I'm working with a deeply nested DataFrame (not good practice, I know), and I'd like to express something like "select field X for all structs in list Y".
An example of the data structure:
import polars as pl
data = {
"a": [
[{
"x": [1, 2, 3],
"y": [4, 5, 6]
},
{
"x": [2, 3, 4],
"y": [3, 4, 5]
}
]
],
}
df = pl.DataFrame(data)
In this case, I'd like to select field "x" in both of the structs, and gather them into a df with two series, call them"x_1" and "x_2".

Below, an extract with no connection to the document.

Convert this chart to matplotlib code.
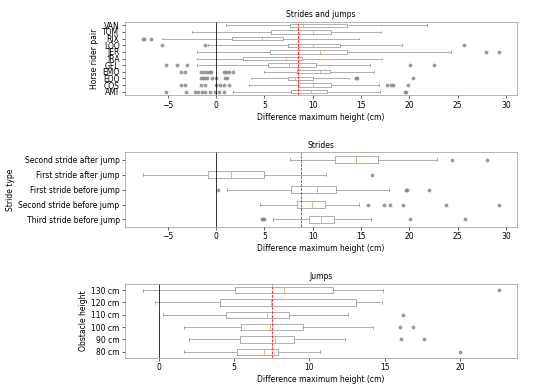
import matplotlib
matplotlib.use('Agg')
import matplotlib.pyplot as plt

# --- strides and jumps, per horse rider pair (bottom to top)
pair_labels = ['AMI', 'COS', 'EDO', 'EMO', 'GFL', 'IRA', 'JER', 'LOO', 'RIX', 'TOM', 'VAN']
pair_whislo = [1.8, 3.4, 3.6, 5.0, -2.0, -2.0, -2.0, -0.8, -5.6, -2.5, 1.0]
pair_q1 = [7.8, 8.5, 7.4, 8.4, 5.4, 2.8, 5.6, 7.4, 1.6, 5.7, 7.6]
pair_med = [9.8, 10.0, 8.2, 10.8, 7.5, 7.2, 10.8, 10.0, 4.8, 10.0, 9.0]
pair_q3 = [11.5, 11.9, 10.0, 11.8, 10.3, 8.9, 13.5, 12.8, 6.9, 11.9, 13.5]
pair_whishi = [17.0, 16.9, 13.8, 16.3, 15.9, 17.2, 24.3, 19.2, 14.8, 17.1, 21.8]
pair_fliers = [
    [-5.2, -3.1, -2.2, -1.9, -1.5, -1.2, -0.6, -0.1, 0.3, 0.8, 19.6, 19.7],
    [-3.6, -3.2, -1.6, -1.2, 0.0, 0.4, 0.8, 1.3, 17.7, 18.1, 18.3, 19.9],
    [-1.6, -1.4, -1.2, -0.9, -0.4, 0.0, 0.9, 1.1, 14.5, 14.6, 20.4],
    [-3.6, -3.2, -1.6, -1.3, -0.9, -0.6, -0.5, 0.8, 1.0, 1.3, 1.8],
    [-5.2, -4.0, -3.0, 20.1, 22.6],
    [],
    [27.9, 29.3],
    [-5.6, -1.2, 25.7],
    [-7.6, -7.5, -6.7],
    [],
    [],
]
pair_mean = 8.5

# --- strides, per stride type (bottom to top)
stride_labels = ['Third stride before jump', 'Second stride before jump', 'First stride before jump',
                 'First stride after jump', 'Second stride after jump']
stride_whislo = [5.9, 4.5, 1.1, -7.6, 7.7]
stride_q1 = [9.6, 8.4, 7.8, -0.8, 12.3]
stride_med = [10.9, 9.9, 10.4, 1.5, 14.5]
stride_q3 = [12.2, 11.3, 12.4, 5.0, 16.8]
stride_whishi = [16.0, 14.8, 17.9, 11.4, 22.9]
stride_fliers = [
    [4.8, 4.9, 5.0, 20.1, 25.8],
    [15.7, 17.4, 18.0, 19.3, 23.8, 29.3],
    [0.2, 19.7, 19.8, 22.0],
    [16.1],
    [24.4, 28.0],
]
stride_mean = 8.8

# --- jumps, per obstacle height (bottom to top)
jump_labels = ['80 cm', '90 cm', '100 cm', '110 cm', '120 cm', '130 cm']
jump_whislo = [1.7, 2.0, 1.7, 0.3, -0.2, -1.05]
jump_q1 = [5.2, 5.4, 5.5, 4.5, 4.1, 5.1]
jump_med = [7.0, 7.7, 7.4, 7.2, 7.45, 8.3]
jump_q3 = [7.95, 9.0, 9.6, 8.65, 13.1, 11.6]
jump_whishi = [10.7, 12.4, 14.2, 12.6, 14.8, 14.9]
jump_fliers = [
    [20.0],
    [16.1, 17.6],
    [16.0, 16.9],
    [16.2],
    [],
    [22.6],
]
jump_mean = 7.5


def make_stats(whislo, q1, med, q3, whishi, fliers):
    stats = []
    for i in range(len(med)):
        stats.append(dict(whislo=whislo[i], q1=q1[i], med=med[i], q3=q3[i],
                          whishi=whishi[i], fliers=fliers[i]))
    return stats


fig = plt.figure(figsize=(10, 390 / 55), dpi=55)

panels = [
    ([0.227, 0.756, 0.713, 0.188], 'Strides and jumps', 'Horse rider pair', pair_labels,
     make_stats(pair_whislo, pair_q1, pair_med, pair_q3, pair_whishi, pair_fliers), pair_mean),
    ([0.227, 0.418, 0.713, 0.192], 'Strides', 'Stride type', stride_labels,
     make_stats(stride_whislo, stride_q1, stride_med, stride_q3, stride_whishi, stride_fliers), stride_mean),
    ([0.227, 0.082, 0.713, 0.190], 'Jumps', 'Obstacle height', jump_labels,
     make_stats(jump_whislo, jump_q1, jump_med, jump_q3, jump_whishi, jump_fliers), jump_mean),
]

box_col = '#9a9a9a'
for rect, title, ylabel, labels, stats, mean in panels:
    ax = fig.add_axes(rect)
    ax.bxp(stats, vert=False,
           boxprops=dict(color=box_col, lw=1),
           whiskerprops=dict(color=box_col, lw=1),
           capprops=dict(color=box_col, lw=1),
           medianprops=dict(color='#f5a050', lw=1),
           flierprops=dict(marker='o', markersize=4, markerfacecolor='#888888',
                           markeredgecolor='#888888', alpha=0.8))
    ax.set_yticks(range(1, len(labels) + 1))
    ax.set_yticklabels(labels)
    ax.axvline(0, color='k', lw=1)
    ax.axvline(mean, color='r', lw=1, ls='--')
    ax.set_title(title, fontsize=10)
    ax.set_ylabel(ylabel)
    ax.set_xlabel('Difference maximum height (cm)')
    for sp in ax.spines.values():
        sp.set_color('#888888')

plt.savefig('out.png', dpi=55)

In other words, the desired output is:
┌───────────┬───────────┐
│ x_1 ┆ x_2 │
│ --- ┆ --- │
│ list[i64] ┆ list[i64] │
╞═══════════╪═══════════╡
│ [1, 2, 3] ┆ [2, 3, 4] │
└───────────┴───────────┘
I don't know the length of the list ahead of time, and I'd like to do this dynamically (i.e. without hard-coding the field names). I'm not sure whether this is possible using Polars expressions?
Thanks in advance!
Update: Perhaps a simpler approach using .unstack()
(df.select(pl.col("a").flatten().struct.field("x"))
.unstack(1)
)
shape: (1, 2)
┌───────────┬───────────┐
│ x_0 ┆ x_1 │
│ --- ┆ --- │
│ list[i64] ┆ list[i64] │
╞═══════════╪═══════════╡
│ [1, 2, 3] ┆ [2, 3, 4] │
└───────────┴───────────┘
Original answer:
df.select(
pl.col("a").list.eval(pl.element().struct["x"])
.list.to_struct("max_width", lambda idx: f"x_{idx + 1}")
).unnest("a")
shape: (1, 2)
┌───────────┬───────────┐
│ x_1 ┆ x_2 │
│ --- ┆ --- │
│ list[i64] ┆ list[i64] │
╞═══════════╪═══════════╡
│ [1, 2, 3] ┆ [2, 3, 4] │
└───────────┴───────────┘
.list.eval()
to loop through each list element, we extract each struct field.df.select(
pl.col("a").list.eval(pl.element().struct["x"])
)
# shape: (1, 1)
# ┌────────────────────────┐
# │ a │
# │ --- │
# │ list[list[i64]] │
# ╞════════════════════════╡
# │ [[1, 2, 3], [2, 3, 4]] │
# └────────────────────────┘
.list.to_struct()
to convert to a struct which will allow us to turn each inner list into its own column.df.select(
pl.col("a").list.eval(pl.element().struct["x"])
.list.to_struct("max_width", lambda idx: f"x_{idx + 1}")
)
# shape: (1, 1)
# ┌───────────────────────┐
# │ a │
# │ --- │
# │ struct[2] │
# ╞═══════════════════════╡
# │ {[1, 2, 3],[2, 3, 4]} │
# └───────────────────────┘
.unnest()
the struct to create individual columns.